Place killed: World Trade Center. Resident of Manhasset, N.Y. (USA).

mullet said...

it's tribal....that's the be all & end all

jams o donnell said...

The natinalists tried to recreate a tribe, mullets, but failed yet succeeeded. An irish citizen will almost certainly be very comforatable about being Irish, may well enjoy hurling (camogie if female) and enjoy the craic. On the other hand he or she will still be speaking English.

I am not trying to prasie or denigrate.. the whole issue made me stop and tink.

Pēteris Cedriņš said...

Interesting extract, Jams. I often ponder the parallels between early Latvian and Irish nationalism in the 19th C, esp. since guiding the poet Desmond Egan through Latvia in 1993 and discussing some of the similarities he saw.

What remained of Latvia's "comely maidens dancing at the crossroads" phase is coming to an end more quickly since the restoration of independence than during the occupation, methinks; despite Sovietization, a "Latvian Latvia" (latviska, not latviešu in Latvian -- the former adjective refers to the cultural, as opposed to the latter with its ethnopolitical connotations) was not cut off from its roots so long as the agrarian character of the country survived. The Young Latvians, some of whom were similar to your cultural revivalists (down to inventing/re-inventing the "ancient" in some cases) had more to work with.

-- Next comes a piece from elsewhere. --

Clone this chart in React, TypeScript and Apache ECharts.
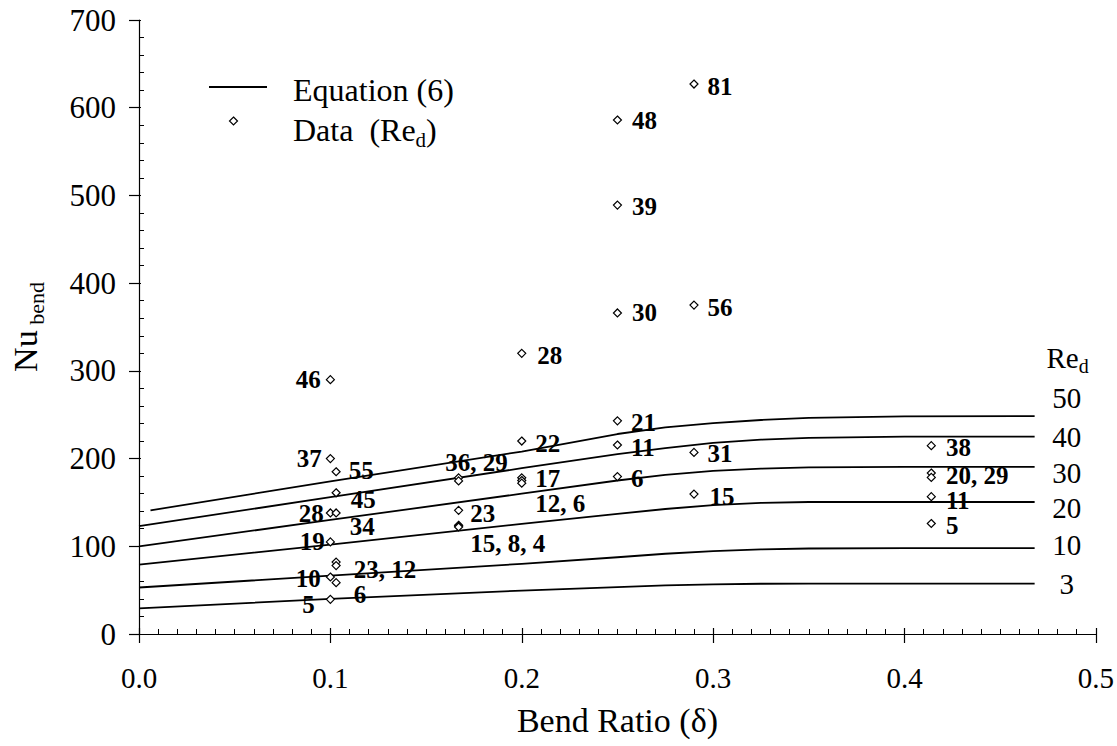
import React, { useEffect, useRef } from "react";
import * as echarts from "echarts";

const FONT = "'Liberation Serif', 'Times New Roman', 'DejaVu Serif', serif";

// Equation (6) curves, one per Re_d
const curveRe = ["3", "10", "20", "30", "40", "50"];
const curveDelta = [0, 0.1, 0.2, 0.25, 0.275, 0.3, 0.325, 0.35, 0.4, 0.468];
const curveStartDelta = [0, 0, 0, 0, 0, 0.006];
const nuRe3 = [29.3, 40, 49.5, 53.5, 55.5, 56.5, 57.3, 57.5, 57.5, 57.5];
const nuRe10 = [53, 66.5, 80, 87.5, 91.5, 94.5, 96.5, 97.5, 98, 98];
const nuRe20 = [79, 102, 125.5, 137, 142.5, 147, 149.5, 150.5, 150.5, 150.5];
const nuRe30 = [100, 130, 160, 175, 181.5, 186, 188.5, 190, 190.5, 190.5];
const nuRe40 = [123, 156, 189, 205, 212, 218, 221.5, 223.5, 225, 225];
const nuRe50 = [141, 174, 208, 228, 235.5, 240.5, 244, 246.5, 248, 248.5];
const curveNu = [nuRe3, nuRe10, nuRe20, nuRe30, nuRe40, nuRe50];

// Measured data points (Re_d labels)
const dataDelta = [
  0.1, 0.1, 0.103, 0.103, 0.1, 0.103, 0.1, 0.103, 0.103, 0.1, 0.103, 0.1,
  0.167, 0.167, 0.167, 0.167, 0.167, 0.167,
  0.2, 0.2, 0.2, 0.2, 0.2,
  0.25, 0.25, 0.25, 0.25, 0.25, 0.25,
  0.29, 0.29, 0.29, 0.29,
  0.414, 0.414, 0.414, 0.414, 0.414,
];
const dataNu = [
  290, 200, 185, 161, 138, 138, 105, 82, 78, 65, 58.5, 39.5,
  178, 174.5, 141, 124, 123, 122,
  320, 220, 178, 175, 172,
  586, 489, 366, 243, 215.5, 179.5,
  627, 375, 207, 159.5,
  214.7, 183.5, 178.5, 156.6, 126,
];
const dataLabel = [
  "46", "37", "55", "45", "28", "34", "19", "23, 12", "", "10", "6", "5",
  "36, 29", "", "23", "15, 8, 4", "", "",
  "28", "22", "17", "12, 6", "",
  "48", "39", "30", "21", "11", "6",
  "81", "56", "31", "15",
  "38", "20, 29", "", "11", "5",
];
// label placement (style): side, dx, dy
const labelPlacement: [string, number, number][] = [
  ["left", 0, 0], ["left", 1, 0], ["right", -1, -1], ["right", 1, 7], ["left", 3, 1], ["right", 0, 14],
  ["left", 4, 0], ["right", 4, 7], ["none", 0, 0], ["left", 0, 2], ["right", 4, 12], ["left", -6, 5],
  ["right", -27, -15], ["none", 0, 0], ["right", -2, 3], ["right", -2, 18], ["none", 0, 0], ["none", 0, 0],
  ["right", 2, 2], ["right", 0, 2], ["right", 0, 1], ["right", 0, 23], ["none", 0, 0],
  ["right", 1, 1], ["right", 1, 1], ["right", 1, 0], ["right", 0, 2], ["right", 0, 3], ["right", 0, 2],
  ["right", 0, 2], ["right", 0, 2], ["right", 0, 1], ["right", 2, 2],
  ["right", 1, 2], ["right", 1, 2], ["none", 0, 0], ["right", 1, 4], ["right", 1, 2],
];
// right-hand curve labels, vertical shift from curve end (style)
const rightLabelShift = [0, -3, 6, 6, 0, -18];

export default function App() {
  const ref = useRef<HTMLDivElement>(null);
  useEffect(() => {
    if (!ref.current) return;
    const chart = echarts.init(ref.current, undefined, { renderer: "svg" });
    const black = "#000";
    const lineSeries = curveNu.map((vals, i) => ({
      name: "Equation (6) Re " + curveRe[i],
      type: "line",
      xAxisIndex: 0,
      yAxisIndex: 0,
      data: vals.map((v, j) => [j === 0 ? curveStartDelta[i] : curveDelta[j], v]),
      symbol: "none",
      smooth: false,
      lineStyle: { color: black, width: 1.8, join: "round" },
      silent: true,
      z: 2,
    }));
    const scatterData = dataDelta.map((x, i) => {
      const [side, dx, dy] = labelPlacement[i];
      return {
        value: [x, dataNu[i]],
        name: dataLabel[i],
        label: {
          show: side !== "none" && dataLabel[i] !== "",
          position: side === "none" ? "right" : side,
          distance: side === "left" ? 5 : 9,
          offset: [dx, dy],
        },
      };
    });
    const option: any = {
      animation: false,
      backgroundColor: "#fff",
      grid: { left: 136, right: 18, top: 20, bottom: 112, containLabel: false },
      xAxis: [
        {
          type: "value", min: 0, max: 0.5, interval: 0.1, position: "bottom",
          axisLine: { show: true, onZero: false, lineStyle: { color: black, width: 1.2 } },
          axisTick: { show: true, inside: false, length: 9, lineStyle: { color: black, width: 1.2 } },
          axisLabel: { margin: 29, fontSize: 29, color: black, fontFamily: FONT, formatter: (v: number) => v.toFixed(1) },
          splitLine: { show: false },
          name: "Bend Ratio (δ)", nameLocation: "middle", nameGap: 69,
          nameTextStyle: { fontSize: 34, color: black, fontFamily: FONT },
        },
        {
          type: "value", min: 0, max: 0.5, interval: 0.1, position: "bottom",
          axisLine: { show: false, onZero: false },
          axisTick: { show: true, inside: true, length: 6, lineStyle: { color: black, width: 1.2 } },
          minorTick: { show: true, splitNumber: 10, length: 5, lineStyle: { color: black, width: 1 } },
          axisLabel: { show: false }, splitLine: { show: false },
        },
      ],
      yAxis: [
        {
          type: "value", min: 0, max: 700, interval: 100, position: "left",
          axisLine: { show: true, onZero: false, lineStyle: { color: black, width: 1.2 } },
          axisTick: { show: true, inside: false, length: 10, lineStyle: { color: black, width: 1.2 } },
          axisLabel: { margin: 23, fontSize: 31, color: black, fontFamily: FONT },
          splitLine: { show: false },
          name: "{nu|Nu}{sub| bend}", nameLocation: "middle", nameRotate: 90, nameGap: 92,
          nameTextStyle: {
            color: black, fontFamily: FONT,
            rich: {
              nu: { fontSize: 34, lineHeight: 44, fontFamily: FONT, color: black },
              sub: { fontSize: 22, lineHeight: 22, verticalAlign: "bottom", fontFamily: FONT, color: black },
            },
          },
        },
        {
          type: "value", min: 0, max: 700, interval: 100, position: "left",
          axisLine: { show: false, onZero: false },
          axisTick: { show: true, inside: true, length: 2, lineStyle: { color: black, width: 1.2 } },
          minorTick: { show: true, splitNumber: 5, length: 5, lineStyle: { color: black, width: 1 } },
          axisLabel: { show: false }, splitLine: { show: false },
        },
      ],
      series: [
        ...lineSeries,
        {
          name: "Data (Re_d)",
          type: "scatter",
          xAxisIndex: 0,
          yAxisIndex: 0,
          symbol: "diamond",
          symbolSize: 8,
          itemStyle: { color: "#fff", borderColor: black, borderWidth: 1.2, opacity: 1 },
          label: {
            show: true,
            formatter: (p: any) => p.name,
            fontFamily: FONT, fontWeight: "bold", fontSize: 25, color: black,
          },
          emphasis: { disabled: true },
          data: scatterData,
          z: 3,
        },
      ],
    };
    chart.setOption(option);

    const graphics: any[] = [
      { type: "line", shape: { x1: 209, y1: 87, x2: 267, y2: 87 }, style: { stroke: black, lineWidth: 1.8 } },
      {
        type: "text", x: 293, y: 90,
        style: { text: "Equation (6)", fontSize: 32, fontFamily: FONT, fill: black, align: "left", verticalAlign: "middle" },
      },
      {
        type: "polygon",
        shape: { points: [[233.5, 117], [237.5, 121], [233.5, 125], [229.5, 121]] },
        style: { fill: "#fff", stroke: black, lineWidth: 1.2 },
      },
      {
        type: "text", x: 293, y: 130,
        style: {
          text: "Data  (Re{sub|d})", fontSize: 32, lineHeight: 40, fontFamily: FONT, fill: black,
          align: "left", verticalAlign: "middle",
          rich: { sub: { fontSize: 21, lineHeight: 21, verticalAlign: "bottom", fontFamily: FONT, fill: black } },
        },
      },
    ];
    curveNu.forEach((vals, i) => {
      const last = vals.length - 1;
      const p = chart.convertToPixel({ xAxisIndex: 0, yAxisIndex: 0 } as any, [curveDelta[last], vals[last]]) as number[];
      graphics.push({
        type: "text", x: p[0] + 32, y: p[1] + rightLabelShift[i],
        style: { text: curveRe[i], fontSize: 29, fontFamily: FONT, fill: black, align: "center", verticalAlign: "middle" },
      });
      if (i === curveNu.length - 1) {
        graphics.push({
          type: "text", x: p[0] + 33, y: p[1] - 58,
          style: {
            text: "Re{sub|d}", fontSize: 29, lineHeight: 36, fontFamily: FONT, fill: black,
            align: "center", verticalAlign: "middle",
            rich: { sub: { fontSize: 20, lineHeight: 20, verticalAlign: "bottom", fontFamily: FONT, fill: black } },
          },
        });
      }
    });
    chart.setOption({ graphic: graphics });
    return () => chart.dispose();
  }, []);
  return (
    <div
      ref={ref}
      style={{ position: "fixed", left: 0, top: 0, width: 1117, height: 746, background: "#fff" }}
    />
  );
}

Though their leading role diminished before the socialist New Current became the major movement in the 1890s, their legacy lives (in the Song Festival, for instance).

One Donncha Ó hÉallaithe concluded: "It is an absolute indictment of successive Irish Governments that at the foundation of the Irish State there were 250,000 fluent Irish speakers living in Irish-speaking or semi Irish-speaking areas, but the number now is between 20,000 and 30,000."

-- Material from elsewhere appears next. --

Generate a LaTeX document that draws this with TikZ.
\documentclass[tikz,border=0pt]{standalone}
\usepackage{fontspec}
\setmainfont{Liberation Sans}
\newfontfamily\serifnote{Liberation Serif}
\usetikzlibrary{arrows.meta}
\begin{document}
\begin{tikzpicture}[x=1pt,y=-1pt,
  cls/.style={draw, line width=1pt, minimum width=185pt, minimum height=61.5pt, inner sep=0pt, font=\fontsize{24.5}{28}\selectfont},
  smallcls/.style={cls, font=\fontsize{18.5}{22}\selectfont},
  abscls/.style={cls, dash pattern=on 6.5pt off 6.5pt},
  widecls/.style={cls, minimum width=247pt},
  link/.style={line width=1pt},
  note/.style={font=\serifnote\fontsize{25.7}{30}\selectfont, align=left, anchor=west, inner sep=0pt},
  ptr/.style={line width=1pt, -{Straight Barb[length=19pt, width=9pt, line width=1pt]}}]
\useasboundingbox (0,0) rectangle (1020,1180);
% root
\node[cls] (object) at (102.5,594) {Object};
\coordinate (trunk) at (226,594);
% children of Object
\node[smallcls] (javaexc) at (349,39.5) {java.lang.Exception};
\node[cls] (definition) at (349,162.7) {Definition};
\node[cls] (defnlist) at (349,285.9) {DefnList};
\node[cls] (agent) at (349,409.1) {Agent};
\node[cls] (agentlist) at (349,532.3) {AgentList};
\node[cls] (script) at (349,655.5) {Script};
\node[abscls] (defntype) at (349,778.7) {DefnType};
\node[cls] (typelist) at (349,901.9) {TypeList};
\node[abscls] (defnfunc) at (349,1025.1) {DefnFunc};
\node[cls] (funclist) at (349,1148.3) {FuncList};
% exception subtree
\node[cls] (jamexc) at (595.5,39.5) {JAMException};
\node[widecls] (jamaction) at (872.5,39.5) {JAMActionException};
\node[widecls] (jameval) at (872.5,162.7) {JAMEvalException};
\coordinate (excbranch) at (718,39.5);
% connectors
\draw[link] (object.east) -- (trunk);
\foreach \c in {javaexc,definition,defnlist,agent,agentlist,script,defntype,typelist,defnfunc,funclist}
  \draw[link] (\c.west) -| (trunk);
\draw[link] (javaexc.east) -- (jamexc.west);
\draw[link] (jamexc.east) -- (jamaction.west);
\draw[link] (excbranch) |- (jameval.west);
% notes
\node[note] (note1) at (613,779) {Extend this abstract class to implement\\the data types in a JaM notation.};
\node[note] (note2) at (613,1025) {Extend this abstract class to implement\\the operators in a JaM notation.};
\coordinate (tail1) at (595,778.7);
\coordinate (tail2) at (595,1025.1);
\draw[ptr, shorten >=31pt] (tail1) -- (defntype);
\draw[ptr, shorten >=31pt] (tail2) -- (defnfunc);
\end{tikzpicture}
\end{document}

By contrast, the Latvian language is now in a better position than it has been in for decades (even if it is rather corrupt; a recent survey showed that ca. 40% of the words used in newspapers were not of Baltic origin). Though I realize that the Irish language is not healthy (even by contrast to Welsh, it seems -- though Wales is not a nation-state), there are obviously not a few people who are fervently devoted to its revival... otherwise Irish wouldn't be becoming an official language of the EU this coming January. (Where Brussels will find interpreters who can hack Irish-Maltese -- or Irish-Latvian -- is beyond me!) My question for you, Jams -- are those who won't give up on Irish merely hopeless romantics, or do they have a cogent programme?


jams o donnell said...

Glad you like it Peteris. I can't speak for the parallels between Latvia and Ireland but their existence would not surprise me in the least - Not that I would pretend Ireland's situation under British rule would have come close to that of Latvia's under Stalin

As for the language and keeping it going? The Irish Irelander plan to create a gaelic speaking nation has been a total failure. A lot of resources have been expended on maintaining the language. The end result? a few tens of thousands of regular speakers. Had it not expended the resources would there be any left? We will never know. That said, virtually everyone in the Republic has at least have some knowledge of Gaelic (recent immigrants excepted).

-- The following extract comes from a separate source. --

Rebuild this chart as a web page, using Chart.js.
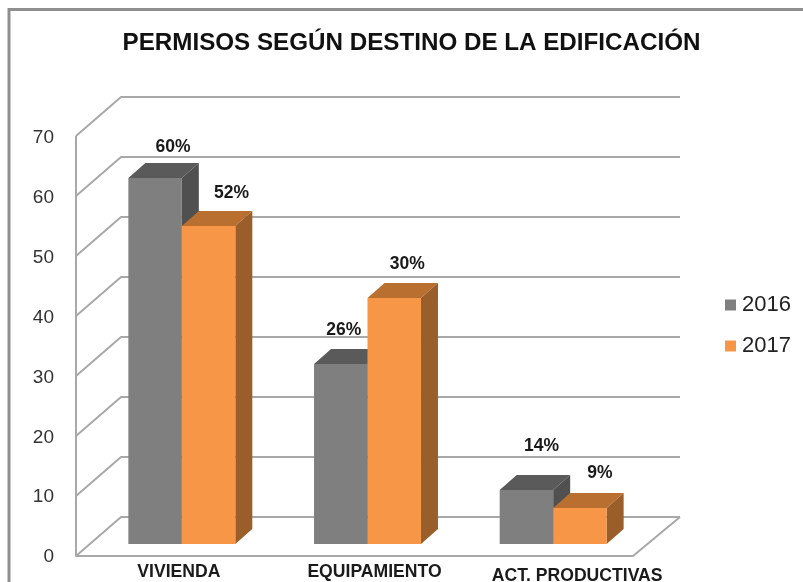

Are the Irish government hopeless romantics? a point to consider well Peteris. Personally I don't think the Irish Government can do anything other than support the language even if that support does only a little to prevent it from becoming a historical curiosity. It is locked into doing what it currently does to support the language withn no politically acceptable alternative.

Perhaps there was a lack of will to go the whole hog and create a gaelic state: while Irish remains a compulsory language in school and it used to be (I dont know if it still is) a pre requisite for employment in the state sector, the language of government business remained English from the nation's very inception.

Perhaps some politicians would like to see the language quietly disappear, but I don't see that happening even if it is not "cost effective" (how does one quantify one's heritage?)the Irish Government will continue to support the language. This isn't necessarily just sentimentalility; I get the feeling that the Irish people would not be too happy if Gaelic was left to wither on the vine even if most would never use it in their day to day life.